◆ Information shown
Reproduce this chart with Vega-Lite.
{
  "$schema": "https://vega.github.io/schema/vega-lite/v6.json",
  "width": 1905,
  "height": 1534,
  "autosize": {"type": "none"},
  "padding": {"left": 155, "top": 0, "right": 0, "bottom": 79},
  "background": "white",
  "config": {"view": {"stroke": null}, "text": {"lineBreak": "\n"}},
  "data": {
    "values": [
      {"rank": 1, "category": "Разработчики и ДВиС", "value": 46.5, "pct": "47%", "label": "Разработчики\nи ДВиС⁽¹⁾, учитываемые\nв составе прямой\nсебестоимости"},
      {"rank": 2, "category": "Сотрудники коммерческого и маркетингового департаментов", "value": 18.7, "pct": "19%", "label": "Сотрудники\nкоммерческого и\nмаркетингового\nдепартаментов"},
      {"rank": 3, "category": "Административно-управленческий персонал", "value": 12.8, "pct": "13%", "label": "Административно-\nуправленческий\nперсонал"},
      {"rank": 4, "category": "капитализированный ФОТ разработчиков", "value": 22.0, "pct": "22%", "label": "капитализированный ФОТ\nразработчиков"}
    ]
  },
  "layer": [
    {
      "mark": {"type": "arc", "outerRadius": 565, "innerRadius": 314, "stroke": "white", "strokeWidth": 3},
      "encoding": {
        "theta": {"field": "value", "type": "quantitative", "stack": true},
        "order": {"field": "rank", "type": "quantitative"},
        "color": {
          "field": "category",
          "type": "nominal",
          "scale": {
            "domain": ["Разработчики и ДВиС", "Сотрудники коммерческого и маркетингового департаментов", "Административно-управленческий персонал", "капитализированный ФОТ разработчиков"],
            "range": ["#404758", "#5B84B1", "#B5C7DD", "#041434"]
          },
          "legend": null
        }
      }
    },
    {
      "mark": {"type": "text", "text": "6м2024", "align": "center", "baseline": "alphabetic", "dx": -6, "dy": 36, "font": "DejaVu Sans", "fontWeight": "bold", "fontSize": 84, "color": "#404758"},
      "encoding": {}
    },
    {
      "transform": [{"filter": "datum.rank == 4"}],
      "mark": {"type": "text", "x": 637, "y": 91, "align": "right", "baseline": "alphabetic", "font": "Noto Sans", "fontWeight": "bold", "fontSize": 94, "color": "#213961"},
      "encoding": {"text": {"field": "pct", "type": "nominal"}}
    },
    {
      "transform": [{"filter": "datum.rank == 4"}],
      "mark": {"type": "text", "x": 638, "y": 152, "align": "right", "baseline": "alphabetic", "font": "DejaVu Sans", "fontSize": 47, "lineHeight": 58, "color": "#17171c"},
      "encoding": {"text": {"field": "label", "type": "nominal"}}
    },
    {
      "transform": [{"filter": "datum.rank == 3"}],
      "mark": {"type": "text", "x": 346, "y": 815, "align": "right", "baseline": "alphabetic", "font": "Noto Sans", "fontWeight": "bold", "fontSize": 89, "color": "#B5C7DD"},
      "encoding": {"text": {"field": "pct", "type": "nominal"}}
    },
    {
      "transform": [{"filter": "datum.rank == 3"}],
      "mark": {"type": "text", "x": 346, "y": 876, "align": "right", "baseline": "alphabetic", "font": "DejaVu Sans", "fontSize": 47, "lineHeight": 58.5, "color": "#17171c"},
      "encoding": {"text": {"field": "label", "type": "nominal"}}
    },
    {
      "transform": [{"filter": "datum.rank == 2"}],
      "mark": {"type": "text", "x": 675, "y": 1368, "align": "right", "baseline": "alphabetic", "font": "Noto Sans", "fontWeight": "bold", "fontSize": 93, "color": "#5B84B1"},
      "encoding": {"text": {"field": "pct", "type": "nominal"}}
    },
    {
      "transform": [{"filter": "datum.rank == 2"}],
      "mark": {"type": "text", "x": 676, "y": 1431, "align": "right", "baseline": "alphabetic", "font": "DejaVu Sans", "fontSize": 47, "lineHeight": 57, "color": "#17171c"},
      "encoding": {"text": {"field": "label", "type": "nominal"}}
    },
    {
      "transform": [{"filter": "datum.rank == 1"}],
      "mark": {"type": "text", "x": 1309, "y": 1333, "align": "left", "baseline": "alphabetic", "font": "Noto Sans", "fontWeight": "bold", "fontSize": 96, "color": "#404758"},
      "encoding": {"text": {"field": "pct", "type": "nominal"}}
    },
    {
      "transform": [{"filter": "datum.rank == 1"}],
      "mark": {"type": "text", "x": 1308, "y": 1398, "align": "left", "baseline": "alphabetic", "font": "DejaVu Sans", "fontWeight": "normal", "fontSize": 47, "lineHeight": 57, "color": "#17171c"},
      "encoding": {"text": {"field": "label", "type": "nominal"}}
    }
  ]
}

◆ What this task involves
Each line above must be printed exactly as it appears.

◆ Exercise response
Reproduce this chart with Vega-Lite.
{
  "$schema": "https://vega.github.io/schema/vega-lite/v6.json",
  "width": 1905,
  "height": 1534,
  "autosize": {"type": "none"},
  "padding": {"left": 155, "top": 0, "right": 0, "bottom": 79},
  "background": "white",
  "config": {"view": {"stroke": null}, "text": {"lineBreak": "\n"}},
  "data": {
    "values": [
      {"rank": 1, "category": "Разработчики и ДВиС", "value": 46.5, "pct": "47%", "label": "Разработчики\nи ДВиС⁽¹⁾, учитываемые\nв составе прямой\nсебестоимости"},
      {"rank": 2, "category": "Сотрудники коммерческого и маркетингового департаментов", "value": 18.7, "pct": "19%", "label": "Сотрудники\nкоммерческого и\nмаркетингового\nдепартаментов"},
      {"rank": 3, "category": "Административно-управленческий персонал", "value": 12.8, "pct": "13%", "label": "Административно-\nуправленческий\nперсонал"},
      {"rank": 4, "category": "капитализированный ФОТ разработчиков", "value": 22.0, "pct": "22%", "label": "капитализированный ФОТ\nразработчиков"}
    ]
  },
  "layer": [
    {
      "mark": {"type": "arc", "outerRadius": 565, "innerRadius": 314, "stroke": "white", "strokeWidth": 3},
      "encoding": {
        "theta": {"field": "value", "type": "quantitative", "stack": true},
        "order": {"field": "rank", "type": "quantitative"},
        "color": {
          "field": "category",
          "type": "nominal",
          "scale": {
            "domain": ["Разработчики и ДВиС", "Сотрудники коммерческого и маркетингового департаментов", "Административно-управленческий персонал", "капитализированный ФОТ разработчиков"],
            "range": ["#404758", "#5B84B1", "#B5C7DD", "#041434"]
          },
          "legend": null
        }
      }
    },
    {
      "mark": {"type": "text", "text": "6м2024", "align": "center", "baseline": "alphabetic", "dx": -6, "dy": 36, "font": "DejaVu Sans", "fontWeight": "bold", "fontSize": 84, "color": "#404758"},
      "encoding": {}
    },
    {
      "transform": [{"filter": "datum.rank == 4"}],
      "mark": {"type": "text", "x": 637, "y": 91, "align": "right", "baseline": "alphabetic", "font": "Noto Sans", "fontWeight": "bold", "fontSize": 94, "color": "#213961"},
      "encoding": {"text": {"field": "pct", "type": "nominal"}}
    },
    {
      "transform": [{"filter": "datum.rank == 4"}],
      "mark": {"type": "text", "x": 638, "y": 152, "align": "right", "baseline": "alphabetic", "font": "DejaVu Sans", "fontSize": 47, "lineHeight": 58, "color": "#17171c"},
      "encoding": {"text": {"field": "label", "type": "nominal"}}
    },
    {
      "transform": [{"filter": "datum.rank == 3"}],
      "mark": {"type": "text", "x": 346, "y": 815, "align": "right", "baseline": "alphabetic", "font": "Noto Sans", "fontWeight": "bold", "fontSize": 89, "color": "#B5C7DD"},
      "encoding": {"text": {"field": "pct", "type": "nominal"}}
    },
    {
      "transform": [{"filter": "datum.rank == 3"}],
      "mark": {"type": "text", "x": 346, "y": 876, "align": "right", "baseline": "alphabetic", "font": "DejaVu Sans", "fontSize": 47, "lineHeight": 58.5, "color": "#17171c"},
      "encoding": {"text": {"field": "label", "type": "nominal"}}
    },
    {
      "transform": [{"filter": "datum.rank == 2"}],
      "mark": {"type": "text", "x": 675, "y": 1368, "align": "right", "baseline": "alphabetic", "font": "Noto Sans", "fontWeight": "bold", "fontSize": 93, "color": "#5B84B1"},
      "encoding": {"text": {"field": "pct", "type": "nominal"}}
    },
    {
      "transform": [{"filter": "datum.rank == 2"}],
      "mark": {"type": "text", "x": 676, "y": 1431, "align": "right", "baseline": "alphabetic", "font": "DejaVu Sans", "fontSize": 47, "lineHeight": 57, "color": "#17171c"},
      "encoding": {"text": {"field": "label", "type": "nominal"}}
    },
    {
      "transform": [{"filter": "datum.rank == 1"}],
      "mark": {"type": "text", "x": 1309, "y": 1333, "align": "left", "baseline": "alphabetic", "font": "Noto Sans", "fontWeight": "bold", "fontSize": 96, "color": "#404758"},
      "encoding": {"text": {"field": "pct", "type": "nominal"}}
    },
    {
      "transform": [{"filter": "datum.rank == 1"}],
      "mark": {"type": "text", "x": 1308, "y": 1398, "align": "left", "baseline": "alphabetic", "font": "DejaVu Sans", "fontWeight": "normal", "fontSize": 47, "lineHeight": 57, "color": "#17171c"},
      "encoding": {"text": {"field": "label", "type": "nominal"}}
    }
  ]
}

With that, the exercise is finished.